_INSTRUCTIONS FOR THE TASK_. Please set down all the lines beneath this one exactly, without the pictures.

━━━━━ ENTRIES PROVIDED

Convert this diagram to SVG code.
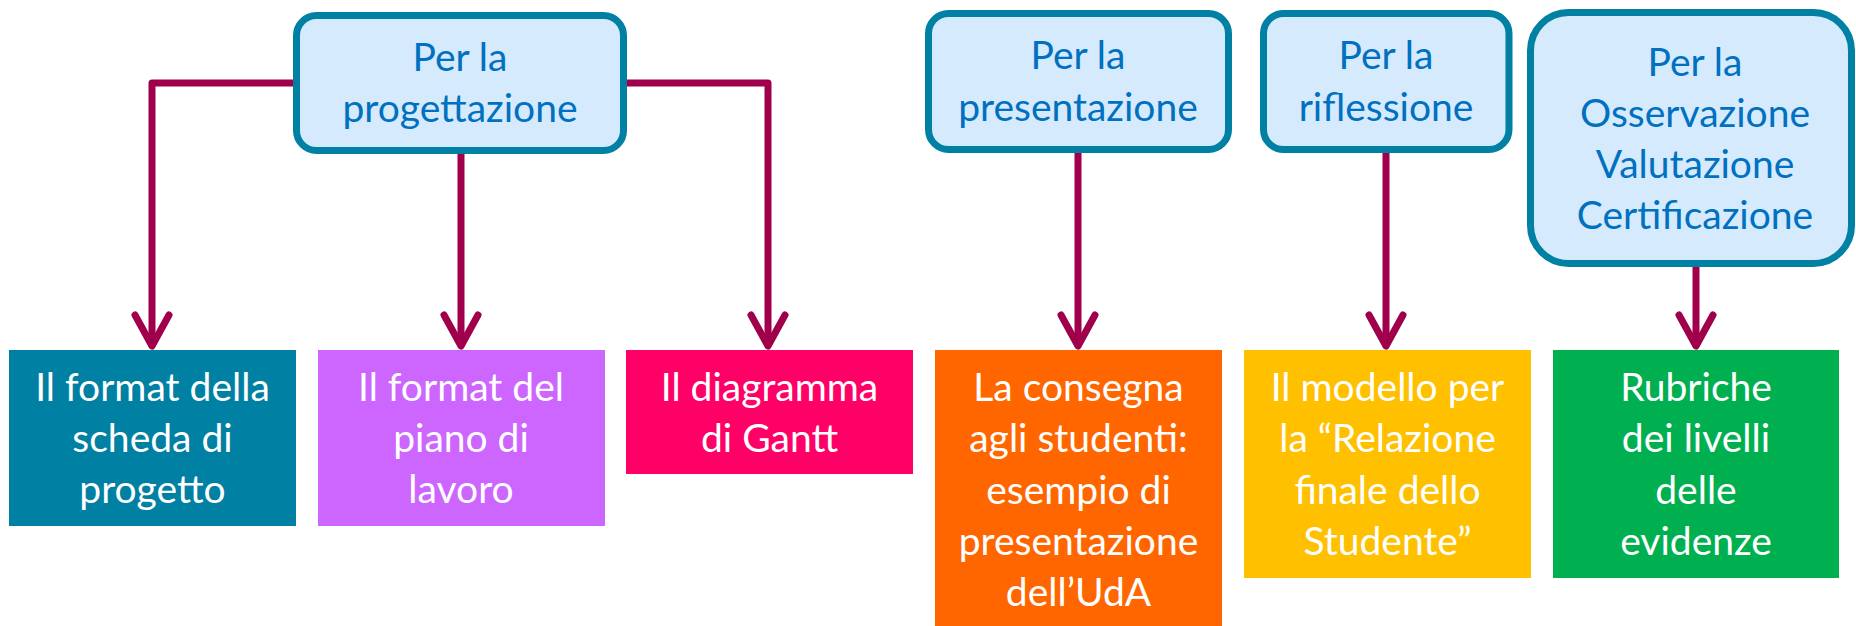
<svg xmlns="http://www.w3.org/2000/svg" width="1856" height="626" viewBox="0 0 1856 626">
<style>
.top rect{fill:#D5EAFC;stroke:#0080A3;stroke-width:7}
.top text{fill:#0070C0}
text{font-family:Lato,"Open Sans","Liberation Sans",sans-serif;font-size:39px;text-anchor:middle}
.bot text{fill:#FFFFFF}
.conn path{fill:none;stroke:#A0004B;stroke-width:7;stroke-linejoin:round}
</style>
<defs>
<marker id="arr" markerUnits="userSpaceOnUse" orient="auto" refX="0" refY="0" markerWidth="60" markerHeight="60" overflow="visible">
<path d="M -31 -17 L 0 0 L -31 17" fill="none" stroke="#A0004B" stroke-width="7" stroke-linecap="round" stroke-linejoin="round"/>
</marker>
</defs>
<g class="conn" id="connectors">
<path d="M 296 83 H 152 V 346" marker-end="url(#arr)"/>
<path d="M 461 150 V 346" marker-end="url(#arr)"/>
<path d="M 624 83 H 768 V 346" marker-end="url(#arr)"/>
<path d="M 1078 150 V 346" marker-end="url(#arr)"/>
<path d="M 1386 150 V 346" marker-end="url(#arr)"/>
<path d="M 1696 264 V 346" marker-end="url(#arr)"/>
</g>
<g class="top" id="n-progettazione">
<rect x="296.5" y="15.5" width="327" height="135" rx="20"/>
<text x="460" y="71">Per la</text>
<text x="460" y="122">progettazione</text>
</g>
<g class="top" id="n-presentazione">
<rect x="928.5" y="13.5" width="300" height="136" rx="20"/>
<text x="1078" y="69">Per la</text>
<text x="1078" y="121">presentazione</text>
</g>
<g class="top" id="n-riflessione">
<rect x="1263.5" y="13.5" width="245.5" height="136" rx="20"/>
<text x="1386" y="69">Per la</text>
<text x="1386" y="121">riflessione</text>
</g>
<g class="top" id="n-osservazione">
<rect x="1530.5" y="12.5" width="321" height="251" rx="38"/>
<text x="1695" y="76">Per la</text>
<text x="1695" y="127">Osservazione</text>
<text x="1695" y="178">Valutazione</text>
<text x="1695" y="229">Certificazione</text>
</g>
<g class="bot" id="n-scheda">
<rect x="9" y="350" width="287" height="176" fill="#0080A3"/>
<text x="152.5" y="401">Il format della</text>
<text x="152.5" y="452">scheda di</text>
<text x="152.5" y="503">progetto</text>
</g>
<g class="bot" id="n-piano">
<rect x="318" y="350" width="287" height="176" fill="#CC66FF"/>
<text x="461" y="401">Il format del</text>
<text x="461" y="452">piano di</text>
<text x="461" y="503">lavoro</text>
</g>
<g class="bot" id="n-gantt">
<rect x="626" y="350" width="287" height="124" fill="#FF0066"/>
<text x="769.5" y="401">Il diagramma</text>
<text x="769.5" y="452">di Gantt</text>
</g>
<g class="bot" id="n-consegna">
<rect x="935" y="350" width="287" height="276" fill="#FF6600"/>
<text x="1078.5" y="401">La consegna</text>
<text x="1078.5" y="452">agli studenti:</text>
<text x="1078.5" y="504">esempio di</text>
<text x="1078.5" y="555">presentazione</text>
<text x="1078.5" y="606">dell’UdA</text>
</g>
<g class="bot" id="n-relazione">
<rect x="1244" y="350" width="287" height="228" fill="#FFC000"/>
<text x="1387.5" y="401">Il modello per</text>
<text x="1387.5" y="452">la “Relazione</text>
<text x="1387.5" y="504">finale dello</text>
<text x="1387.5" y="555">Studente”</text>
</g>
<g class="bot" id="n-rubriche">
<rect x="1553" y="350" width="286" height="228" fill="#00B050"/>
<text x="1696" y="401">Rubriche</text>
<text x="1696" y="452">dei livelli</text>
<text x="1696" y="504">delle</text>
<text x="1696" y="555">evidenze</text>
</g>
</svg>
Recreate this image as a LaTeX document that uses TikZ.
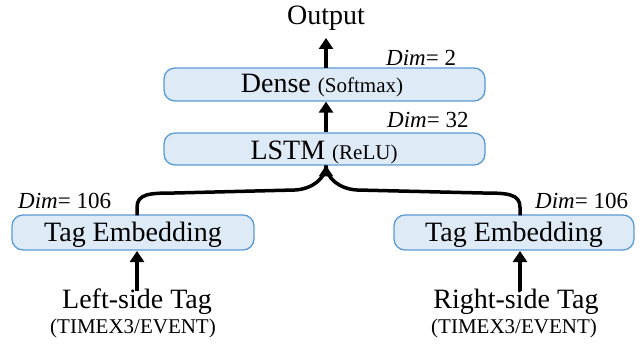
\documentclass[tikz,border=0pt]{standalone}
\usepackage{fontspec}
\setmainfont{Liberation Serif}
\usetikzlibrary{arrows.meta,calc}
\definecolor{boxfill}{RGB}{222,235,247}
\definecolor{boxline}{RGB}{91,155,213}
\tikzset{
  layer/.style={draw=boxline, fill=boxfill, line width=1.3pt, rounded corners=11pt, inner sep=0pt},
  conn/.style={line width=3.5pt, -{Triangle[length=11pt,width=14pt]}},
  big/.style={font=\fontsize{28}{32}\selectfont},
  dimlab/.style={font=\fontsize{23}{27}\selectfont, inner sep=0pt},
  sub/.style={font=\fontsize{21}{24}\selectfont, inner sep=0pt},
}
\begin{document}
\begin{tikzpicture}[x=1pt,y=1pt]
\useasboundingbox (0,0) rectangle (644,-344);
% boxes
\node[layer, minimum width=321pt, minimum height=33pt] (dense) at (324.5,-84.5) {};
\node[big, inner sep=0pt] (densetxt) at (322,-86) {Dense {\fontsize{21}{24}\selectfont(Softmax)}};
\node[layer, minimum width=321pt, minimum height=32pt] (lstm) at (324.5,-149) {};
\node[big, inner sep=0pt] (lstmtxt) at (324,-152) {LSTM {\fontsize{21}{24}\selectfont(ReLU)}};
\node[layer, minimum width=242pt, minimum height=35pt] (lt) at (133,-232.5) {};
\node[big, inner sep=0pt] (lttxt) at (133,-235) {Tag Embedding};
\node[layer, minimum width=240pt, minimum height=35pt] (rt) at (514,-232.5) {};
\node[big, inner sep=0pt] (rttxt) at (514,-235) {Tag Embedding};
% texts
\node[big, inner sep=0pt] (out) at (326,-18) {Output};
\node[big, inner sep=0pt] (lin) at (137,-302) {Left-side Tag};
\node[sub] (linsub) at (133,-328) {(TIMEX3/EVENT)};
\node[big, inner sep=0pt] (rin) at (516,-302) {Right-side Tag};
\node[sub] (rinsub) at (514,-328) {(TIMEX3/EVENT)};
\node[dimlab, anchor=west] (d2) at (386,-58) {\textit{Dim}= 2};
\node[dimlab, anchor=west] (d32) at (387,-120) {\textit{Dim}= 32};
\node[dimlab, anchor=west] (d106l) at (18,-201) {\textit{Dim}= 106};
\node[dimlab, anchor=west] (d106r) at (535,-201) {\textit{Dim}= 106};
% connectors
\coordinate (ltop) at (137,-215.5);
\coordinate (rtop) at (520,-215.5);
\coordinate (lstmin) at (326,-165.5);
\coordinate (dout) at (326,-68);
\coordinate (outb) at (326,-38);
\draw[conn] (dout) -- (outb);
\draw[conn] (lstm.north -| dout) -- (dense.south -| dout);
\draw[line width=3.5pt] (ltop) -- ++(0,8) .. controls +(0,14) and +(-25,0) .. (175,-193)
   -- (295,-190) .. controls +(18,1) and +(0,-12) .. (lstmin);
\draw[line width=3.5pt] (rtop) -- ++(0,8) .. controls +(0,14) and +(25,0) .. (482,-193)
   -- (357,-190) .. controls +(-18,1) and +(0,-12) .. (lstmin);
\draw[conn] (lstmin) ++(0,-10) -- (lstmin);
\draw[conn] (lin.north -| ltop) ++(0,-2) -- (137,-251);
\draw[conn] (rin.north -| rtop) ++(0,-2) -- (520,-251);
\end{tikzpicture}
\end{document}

━━━━━━━━━━

_COMPLETED TASK_.
Convert this diagram to SVG code.
<svg xmlns="http://www.w3.org/2000/svg" width="1856" height="626" viewBox="0 0 1856 626">
<style>
.top rect{fill:#D5EAFC;stroke:#0080A3;stroke-width:7}
.top text{fill:#0070C0}
text{font-family:Lato,"Open Sans","Liberation Sans",sans-serif;font-size:39px;text-anchor:middle}
.bot text{fill:#FFFFFF}
.conn path{fill:none;stroke:#A0004B;stroke-width:7;stroke-linejoin:round}
</style>
<defs>
<marker id="arr" markerUnits="userSpaceOnUse" orient="auto" refX="0" refY="0" markerWidth="60" markerHeight="60" overflow="visible">
<path d="M -31 -17 L 0 0 L -31 17" fill="none" stroke="#A0004B" stroke-width="7" stroke-linecap="round" stroke-linejoin="round"/>
</marker>
</defs>
<g class="conn" id="connectors">
<path d="M 296 83 H 152 V 346" marker-end="url(#arr)"/>
<path d="M 461 150 V 346" marker-end="url(#arr)"/>
<path d="M 624 83 H 768 V 346" marker-end="url(#arr)"/>
<path d="M 1078 150 V 346" marker-end="url(#arr)"/>
<path d="M 1386 150 V 346" marker-end="url(#arr)"/>
<path d="M 1696 264 V 346" marker-end="url(#arr)"/>
</g>
<g class="top" id="n-progettazione">
<rect x="296.5" y="15.5" width="327" height="135" rx="20"/>
<text x="460" y="71">Per la</text>
<text x="460" y="122">progettazione</text>
</g>
<g class="top" id="n-presentazione">
<rect x="928.5" y="13.5" width="300" height="136" rx="20"/>
<text x="1078" y="69">Per la</text>
<text x="1078" y="121">presentazione</text>
</g>
<g class="top" id="n-riflessione">
<rect x="1263.5" y="13.5" width="245.5" height="136" rx="20"/>
<text x="1386" y="69">Per la</text>
<text x="1386" y="121">riflessione</text>
</g>
<g class="top" id="n-osservazione">
<rect x="1530.5" y="12.5" width="321" height="251" rx="38"/>
<text x="1695" y="76">Per la</text>
<text x="1695" y="127">Osservazione</text>
<text x="1695" y="178">Valutazione</text>
<text x="1695" y="229">Certificazione</text>
</g>
<g class="bot" id="n-scheda">
<rect x="9" y="350" width="287" height="176" fill="#0080A3"/>
<text x="152.5" y="401">Il format della</text>
<text x="152.5" y="452">scheda di</text>
<text x="152.5" y="503">progetto</text>
</g>
<g class="bot" id="n-piano">
<rect x="318" y="350" width="287" height="176" fill="#CC66FF"/>
<text x="461" y="401">Il format del</text>
<text x="461" y="452">piano di</text>
<text x="461" y="503">lavoro</text>
</g>
<g class="bot" id="n-gantt">
<rect x="626" y="350" width="287" height="124" fill="#FF0066"/>
<text x="769.5" y="401">Il diagramma</text>
<text x="769.5" y="452">di Gantt</text>
</g>
<g class="bot" id="n-consegna">
<rect x="935" y="350" width="287" height="276" fill="#FF6600"/>
<text x="1078.5" y="401">La consegna</text>
<text x="1078.5" y="452">agli studenti:</text>
<text x="1078.5" y="504">esempio di</text>
<text x="1078.5" y="555">presentazione</text>
<text x="1078.5" y="606">dell’UdA</text>
</g>
<g class="bot" id="n-relazione">
<rect x="1244" y="350" width="287" height="228" fill="#FFC000"/>
<text x="1387.5" y="401">Il modello per</text>
<text x="1387.5" y="452">la “Relazione</text>
<text x="1387.5" y="504">finale dello</text>
<text x="1387.5" y="555">Studente”</text>
</g>
<g class="bot" id="n-rubriche">
<rect x="1553" y="350" width="286" height="228" fill="#00B050"/>
<text x="1696" y="401">Rubriche</text>
<text x="1696" y="452">dei livelli</text>
<text x="1696" y="504">delle</text>
<text x="1696" y="555">evidenze</text>
</g>
</svg>
Recreate this image as a LaTeX document that uses TikZ.
\documentclass[tikz,border=0pt]{standalone}
\usepackage{fontspec}
\setmainfont{Liberation Serif}
\usetikzlibrary{arrows.meta,calc}
\definecolor{boxfill}{RGB}{222,235,247}
\definecolor{boxline}{RGB}{91,155,213}
\tikzset{
  layer/.style={draw=boxline, fill=boxfill, line width=1.3pt, rounded corners=11pt, inner sep=0pt},
  conn/.style={line width=3.5pt, -{Triangle[length=11pt,width=14pt]}},
  big/.style={font=\fontsize{28}{32}\selectfont},
  dimlab/.style={font=\fontsize{23}{27}\selectfont, inner sep=0pt},
  sub/.style={font=\fontsize{21}{24}\selectfont, inner sep=0pt},
}
\begin{document}
\begin{tikzpicture}[x=1pt,y=1pt]
\useasboundingbox (0,0) rectangle (644,-344);
% boxes
\node[layer, minimum width=321pt, minimum height=33pt] (dense) at (324.5,-84.5) {};
\node[big, inner sep=0pt] (densetxt) at (322,-86) {Dense {\fontsize{21}{24}\selectfont(Softmax)}};
\node[layer, minimum width=321pt, minimum height=32pt] (lstm) at (324.5,-149) {};
\node[big, inner sep=0pt] (lstmtxt) at (324,-152) {LSTM {\fontsize{21}{24}\selectfont(ReLU)}};
\node[layer, minimum width=242pt, minimum height=35pt] (lt) at (133,-232.5) {};
\node[big, inner sep=0pt] (lttxt) at (133,-235) {Tag Embedding};
\node[layer, minimum width=240pt, minimum height=35pt] (rt) at (514,-232.5) {};
\node[big, inner sep=0pt] (rttxt) at (514,-235) {Tag Embedding};
% texts
\node[big, inner sep=0pt] (out) at (326,-18) {Output};
\node[big, inner sep=0pt] (lin) at (137,-302) {Left-side Tag};
\node[sub] (linsub) at (133,-328) {(TIMEX3/EVENT)};
\node[big, inner sep=0pt] (rin) at (516,-302) {Right-side Tag};
\node[sub] (rinsub) at (514,-328) {(TIMEX3/EVENT)};
\node[dimlab, anchor=west] (d2) at (386,-58) {\textit{Dim}= 2};
\node[dimlab, anchor=west] (d32) at (387,-120) {\textit{Dim}= 32};
\node[dimlab, anchor=west] (d106l) at (18,-201) {\textit{Dim}= 106};
\node[dimlab, anchor=west] (d106r) at (535,-201) {\textit{Dim}= 106};
% connectors
\coordinate (ltop) at (137,-215.5);
\coordinate (rtop) at (520,-215.5);
\coordinate (lstmin) at (326,-165.5);
\coordinate (dout) at (326,-68);
\coordinate (outb) at (326,-38);
\draw[conn] (dout) -- (outb);
\draw[conn] (lstm.north -| dout) -- (dense.south -| dout);
\draw[line width=3.5pt] (ltop) -- ++(0,8) .. controls +(0,14) and +(-25,0) .. (175,-193)
   -- (295,-190) .. controls +(18,1) and +(0,-12) .. (lstmin);
\draw[line width=3.5pt] (rtop) -- ++(0,8) .. controls +(0,14) and +(25,0) .. (482,-193)
   -- (357,-190) .. controls +(-18,1) and +(0,-12) .. (lstmin);
\draw[conn] (lstmin) ++(0,-10) -- (lstmin);
\draw[conn] (lin.north -| ltop) ++(0,-2) -- (137,-251);
\draw[conn] (rin.north -| rtop) ++(0,-2) -- (520,-251);
\end{tikzpicture}
\end{document}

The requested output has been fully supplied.